RAFT enters an exciting second phase

21 Dec 2012

The Australian government has announced an AUD $6 million fund for phase two.

RAFT enters an exciting second phase

The Australian Government’s Illegal Logging Regional Capacity Building Partnership has announced an AUD $6 million fund for phase two of RAFT (Responsible Asia Forestry and Trade Programme), to be implemented during the 12 months of 2013. 

RAFT works to protect the forests of central Asia by eradicating illegal and destructively sourced timber from global supply chains. It brings together the resources of partners including TFT, who work at different points of supply chains across six countries: China, Indonesia, Lao PDR, Myanmar and Papua New Guinea. This new phase will allow all partners to create an even wider and longer lasting impact by bringing more areas under responsible forest management.

RAFT was originally set up as a five-year programme (2006-2011), funded by the United States Agency for International Development.  Through RAFT 1, around 1.3 million hectares of tropical forest certified as sustainably managed by the Forest Stewardship Council (FSC), with a further two million on the way. [1]
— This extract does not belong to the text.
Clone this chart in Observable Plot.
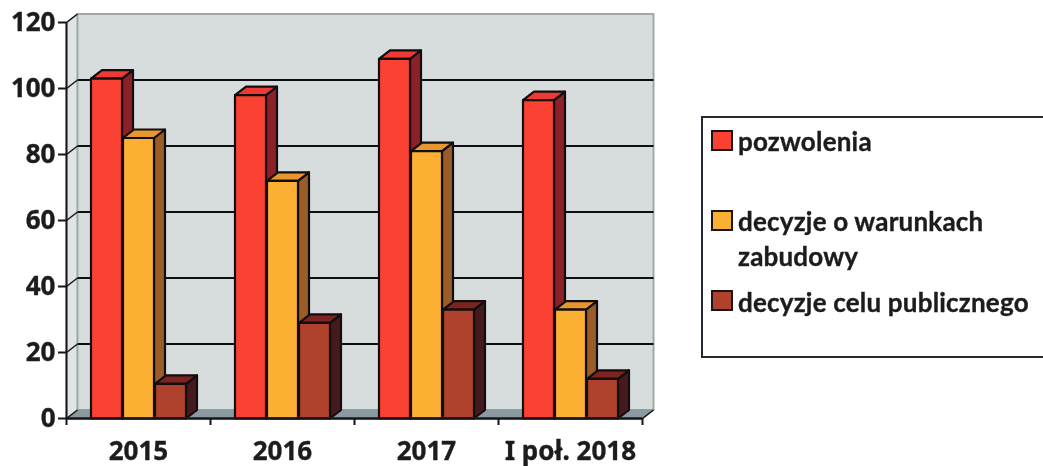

TFT is building the demand for legal and certified timber by working with wood suppliers in Indonesia, Lao PDR, China and Vietnam to track their timber supply, ensure national and international legality requirements are met, and achieve Forest Stewardship Council (FSC) forest management (FM) and chain of custody (CoC) certification. A number of natural forest and tree plantation projects will be supported, as will wood product processing-manufacturing factories. Projects include the community forest initiative Luang Prabang Teak Programme in Laos, which has helped farmers establish a viable wood trading business in which their income has doubled and their processing costs have been cut by a third.

RAFT is significant for Australia because the country imports almost twice as many timber products than it exports, most of it from Asia. In total, around AUD $4.2 billion worth of wood products enter Australia each year, of which $783.3 million is from China, $342.6 million is from Indonesia and $233 million is from Malaysia.[2]

The Illegal Logging Regional Capacity Building Partnership supports Australia’s Illegal Logging Prohibition Act, which came into effect on 29 November 2012 to outlaw the trade of illegally harvested timber in Australia. This is a similar step to the Lacey Act in the US, and the forthcoming EU Timber Regulation (EUTR), which, as of 3 March 2013, outlaws illegal timber being placed on the EU market. TFT has developed its SURE Technology to help companies meet the requirements of the EUTR and bring about greater traceability and transparency in their supply chains.

TFT’s Michael Pescott explains why RAFT also makes sense from a business point of view: “Traceability, legality and responsible-certified management  bring not only long-term benefits such as sustainability of soil, water and timber resources, but also more immediate benefits such as reduced illegal activity, increased productivity, worker performance and management efficiency, and improved marketability in terms of price and access.”

As well as TFT, RAFT partners include The Nature Conservancy, the Institute for Global Environmental Strategies (IGES), the Tropical Forest Foundation (TFF), WWF’s Global Forest and Trade Network (GFTN) and TRAFFIC, the Wildlife Trade Monitoring Network.

Keep an eye out for the RAFT website, which will be updated in the coming weeks to communicate progress made by partners.



[1] RAFT; http://www.responsibleasia.org/?page_id=1544

[2] ABARES 2012, Australian forest and wood products statistics, March and June quarters 2012, Australian Bureau of Agricultural and Resource Economics and Sciences, Canberra, November.